En 1842, Giuseppe Verdi fait irruption sur l’échiquier lyrique. Ouvrage de sang, de bruit et de fureur, Nabucco attaque à coups de serpe les fondements de l’opéra. Les récitatifs se resserrent ; les tessitures se tendent ; les ornements s’émoussent ; le chœur envahit la partition. Le peuple italien sous le joug de l’occupant autrichien s’identifie aux Hébreux opprimés par les Assyriens. Le chant des esclaves « Va pensiero » devient hymne de révolte. Le slogan « VV Verdi » en large lettres sur des banderoles agitées par la foule, est moyen déguisé de glorifier le futur souverain de l’Italie unifiée : « ViVa Vittorio Emanuele Re D’Italia ».
C’est cette histoire qu’entreprend de raconter Thaddeus Strassberger sur la scène du Palau de Les Arts en une mise en abyme où le coup de théâtre final rachète une approche ankylosée par la surcharge décorative. Toiles peintes et costumes bigarrés en abondance reproduisent une représentation de Nabucco à l’époque du Risorgimento. Les conventions alors en vigueur veulent les choristes alignés en rang d’oignon et les chanteurs figés sur le devant de la scène. Dans leurs loges, élégantes et officiers autrichiens s’ébaudissent tandis que la révolte gronde en coulisse. « Va pensiero » montre, de l’autre côté du rideau, couturières et machinistes répondre aux exhortations de l’interprète de Zaccaria, élu chef de la rébellion. Puis le spectacle reprend son cours académique jusqu’aux saluts finaux. Le nécessité de préserver intact l’effet de surprise nous interdit d’en écrire davantage.
© Miguel Lorenzo et Mikel Ponce (Les Arts)
Au pupitre, Jordi Bernàcer taille sa baguette dans le même bois risorgimental. Sous sa battue implacable, les instruments crépitent ; les percussions claquent ; le chœur tempête ou gémit, selon qu’il doit brandir le poing ou courber le front.
Soprano éruptive à laquelle aucun obstacle ne semble infranchissable, Anna Pirozzi attise l’incendie. Qui oserait dire Abigaille inchantable en observant la manière dont les écarts de registre sont enjambés, les notes empoignées à pleins poumons ou, au contraire, filées avec une douceur inattendue, sans jamais dévier de leur trajectoire, sur une ligne que l’on dirait tracée au fer rouge.
Au feu répond le feu. Plácido Domingo rend chacun des coups portés d’une voix dont la santé est une autre source d’étonnement. Seule son ultime cabalette, « O prodi miei, seguitemi » l’accule dans les cordes. Mais auparavant la prière de Nabucco appartient à ces instants privilégiés où un chanteur, par la force de son art, tient une salle en haleine jusqu’à ce que, terrassée par l’émotion, elle se répande en applaudissements. Demeure, sempiternelle, la question de la reconversion de l’ex-ténor en baryton, préjudiciable à la couleur des airs et des ensembles.

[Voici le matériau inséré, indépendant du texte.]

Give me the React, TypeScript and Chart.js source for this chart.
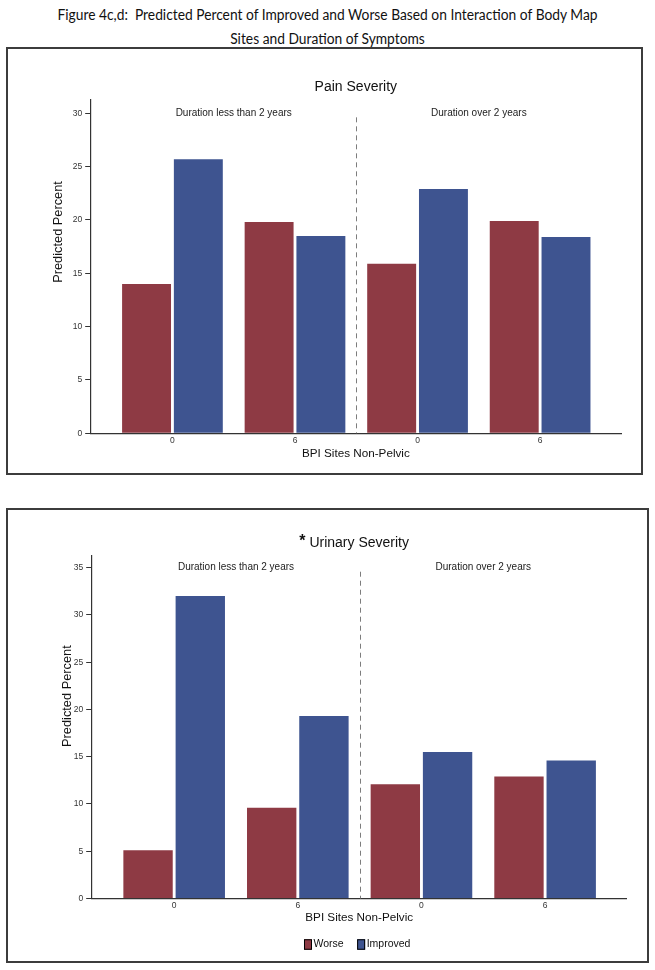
import React, { useEffect, useRef } from 'react';
import { Chart, registerables } from 'chart.js';

Chart.register(...registerables);

// ---------- data ----------
const figureTitleLines = [
  'Figure 4c,d:  Predicted Percent of Improved and Worse Based on Interaction of Body Map',
  'Sites and Duration of Symptoms',
];
const bpiTickLabels = ['0', '6', '0', '6'];
const durationLabels = ['Duration less than 2 years', 'Duration over 2 years'];
const seriesNames = ['Worse', 'Improved'];
const painWorse = [14.0, 19.8, 15.9, 19.9];
const painImproved = [25.7, 18.5, 22.9, 18.4];
const urinaryWorse = [5.1, 9.6, 12.1, 12.9];
const urinaryImproved = [32.0, 19.3, 15.5, 14.6];
const painYTicks = [0, 5, 10, 15, 20, 25, 30];
const urinaryYTicks = [0, 5, 10, 15, 20, 25, 30, 35];

const FONT = "'Liberation Sans', Arial, sans-serif";
const WORSE = '#8e3a44';
const IMPROVED = '#3e5490';
const AXIS = '#333333';

const annotatePlugin = {
  id: 'annotate',
  afterDraw(chart: any, _args: any, o: any) {
    const { ctx, chartArea: ca } = chart;
    const x = chart.scales.x;
    const y = chart.scales.y;
    const yTop = y.getPixelForValue(o.yTicks[o.yTicks.length - 1]);
    ctx.save();
    // divider between duration groups
    const dx = Math.round(x.getPixelForValue(1.5)) + 0.5;
    ctx.strokeStyle = '#7d7d7d';
    ctx.lineWidth = 1;
    ctx.setLineDash([5, 4]);
    ctx.beginPath();
    ctx.moveTo(dx, yTop + 4);
    ctx.lineTo(dx, ca.bottom);
    ctx.stroke();
    ctx.setLineDash([]);
    // duration labels
    ctx.fillStyle = '#222';
    ctx.textAlign = 'center';
    ctx.textBaseline = 'middle';
    ctx.font = `10px ${FONT}`;
    durationLabels.forEach((t, i) => ctx.fillText(t, x.getPixelForValue(2 * i + 0.5), yTop));
    // chart title
    const cx = (ca.left + ca.right) / 2;
    ctx.fillStyle = '#111';
    ctx.font = `14px ${FONT}`;
    ctx.fillText(o.title, cx, ca.top - 13);
    if (o.star) {
      const w = ctx.measureText(o.title).width;
      ctx.font = `bold 16px ${FONT}`;
      ctx.textAlign = 'right';
      ctx.fillText('*', cx - w / 2 - 4, ca.top - 14);
      ctx.textAlign = 'center';
    }
    // x axis title
    ctx.font = `11.7px ${FONT}`;
    ctx.fillText(o.xTitle, cx, ca.bottom + o.xTitleDy);
    // y axis title
    ctx.save();
    ctx.translate(ca.left - o.yTitleDx, (ca.top + ca.bottom) / 2 + o.yTitleDy);
    ctx.rotate(-Math.PI / 2);
    ctx.font = `12.8px ${FONT}`;
    ctx.fillText(o.yTitle, 0, 0);
    ctx.restore();
    // legend
    if (o.legend) {
      ctx.font = `10.5px ${FONT}`;
      const sw = 8, sh = 10.5, gap = 1.5, between = 13.5;
      const items = chart.data.datasets.map((d: any) => ({ label: d.label, color: d.backgroundColor, w: ctx.measureText(d.label).width }));
      const total = items.reduce((s: number, it: any) => s + sw + gap + it.w, 0) + between * (items.length - 1);
      let lx = cx - 2 - total / 2;
      const ly = ca.bottom + o.legendDy;
      ctx.textAlign = 'left';
      items.forEach((it: any) => {
        ctx.fillStyle = it.color;
        ctx.fillRect(lx, ly - sh / 2, sw, sh);
        ctx.strokeStyle = '#000';
        ctx.lineWidth = 1;
        ctx.strokeRect(lx + 0.5, ly - sh / 2 + 0.5, sw - 1, sh - 1);
        ctx.fillStyle = '#111';
        ctx.fillText(it.label, lx + sw + gap, ly);
        lx += sw + gap + it.w + between;
      });
    }
    ctx.restore();
  },
};

function makeConfig(p: any) {
  return {
    type: 'bar',
    data: {
      datasets: [
        { label: seriesNames[0], data: p.worse.map((v: number, i: number) => ({ x: i, y: v })), backgroundColor: WORSE, borderWidth: 0 },
        { label: seriesNames[1], data: p.improved.map((v: number, i: number) => ({ x: i, y: v })), backgroundColor: IMPROVED, borderWidth: 0 },
      ],
    },
    options: {
      responsive: false,
      animation: false,
      devicePixelRatio: 1,
      categoryPercentage: 0.845,
      barPercentage: 0.945,
      layout: { padding: { left: 0, top: p.padTop, right: p.padRight, bottom: 0 } },
      plugins: {
        legend: { display: false },
        title: { display: false },
        tooltip: { enabled: false },
        annotate: {
          title: p.title,
          star: p.star,
          yTicks: p.yTicks,
          xTitle: 'BPI Sites Non-Pelvic',
          yTitle: 'Predicted Percent',
          xTitleDy: p.xTitleDy,
          yTitleDx: p.yTitleDx,
          yTitleDy: p.yTitleDy,
          legend: p.legend,
          legendDy: p.legendDy,
        },
      },
      scales: {
        x: {
          type: 'linear',
          min: -0.667,
          max: 3.66,
          offset: false,
          afterFit: (s: any) => { s.height = p.xHeight; },
          afterBuildTicks: (s: any) => { s.ticks = bpiTickLabels.map((_, i) => ({ value: i })); },
          grid: { display: false, drawTicks: false, offset: false },
          border: { display: true, color: AXIS, width: 1.2 },
          ticks: {
            callback: (_v: any, i: number) => bpiTickLabels[i],
            autoSkip: false,
            maxRotation: 0,
            padding: 2,
            color: AXIS,
            font: { family: FONT, size: 8.5 },
          },
        },
        y: {
          type: 'linear',
          min: 0,
          max: p.yMax,
          afterFit: (s: any) => { s.width = p.yWidth; },
          afterBuildTicks: (s: any) => { s.ticks = p.yTicks.map((v: number) => ({ value: v })); },
          grid: { display: true, drawOnChartArea: false, drawTicks: true, tickLength: 5.5, color: AXIS, lineWidth: 1 },
          border: { display: true, color: AXIS, width: 1.2 },
          ticks: { padding: 3, color: AXIS, font: { family: FONT, size: 8.5 } },
        },
      },
    },
    plugins: [annotatePlugin],
  };
}

function ChartBox({ box, params }: any) {
  const ref = useRef<HTMLCanvasElement | null>(null);
  useEffect(() => {
    const c = new Chart(ref.current as HTMLCanvasElement, makeConfig(params) as any);
    return () => c.destroy();
  }, []);
  const cw = box.w - 4;
  const ch = box.h - 4;
  return (
    <div style={{ position: 'absolute', left: box.left, top: box.top, width: box.w, height: box.h, border: '2px solid #3c3c3c', boxSizing: 'border-box', background: '#fff' }}>
      <canvas ref={ref} width={cw} height={ch} style={{ display: 'block', width: cw, height: ch }} />
    </div>
  );
}

export default function App() {
  return (
    <div style={{ position: 'absolute', left: 0, top: 0, width: 655, height: 970, background: '#fff', overflow: 'hidden' }}>
      {figureTitleLines.map((t, i) => (
        <div key={i} style={{ position: 'absolute', left: 0, width: 655, top: 2 + i * 24, height: 24, lineHeight: '24px', textAlign: 'center', fontFamily: "Lato, 'Open Sans', sans-serif", fontSize: 15.5, color: '#111', whiteSpace: 'pre', transform: 'scaleX(0.89)', transformOrigin: '327.5px 50%' }}>
          {t}
        </div>
      ))}
      <ChartBox
        box={{ left: 6, top: 47, w: 637, h: 428 }}
        params={{ worse: painWorse, improved: painImproved, title: 'Pain Severity', star: false, yTicks: painYTicks, yMax: 31.25, padTop: 51, padRight: 20, yWidth: 82.7, xHeight: 39.7, xTitleDy: 20, yTitleDx: 32.4, yTitleDy: -34.7, legend: false, legendDy: 0 }}
      />
      <ChartBox
        box={{ left: 6, top: 508, w: 643, h: 455 }}
        params={{ worse: urinaryWorse, improved: urinaryImproved, title: 'Urinary Severity', star: true, yTicks: urinaryYTicks, yMax: 36.27, padTop: 45.7, padRight: 20.3, yWidth: 83.7, xHeight: 62.5, xTitleDy: 18.8, yTitleDx: 24.5, yTitleDy: -31, legend: true, legendDy: 46 }}
      />
    </div>
  );
}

Le reste de la distribution compte les points. En Zaccaria, Riccardo Zanellato délaisse le sabre pour le goupillon. Les éclats vigoureux du chef des Hébreux le trouve à court d’autorité quand les cantabiles soulignent la ferveur religieuse du prêtre et la chaleur du timbre. Alisa Kolosova ne ferait qu’une bouchée de Fenena si, inexplicablement, son air à la fin de l’opéra ne trahissait les promesses de ses précédentes interventions. D’un médium étoffé par ses récentes prises de rôles, au détriment du brillant, Arturo Chacón-Cruz parvient à donner à Ismaele le peu de consistance concédé par Verdi au neveu du roi de Jérusalem.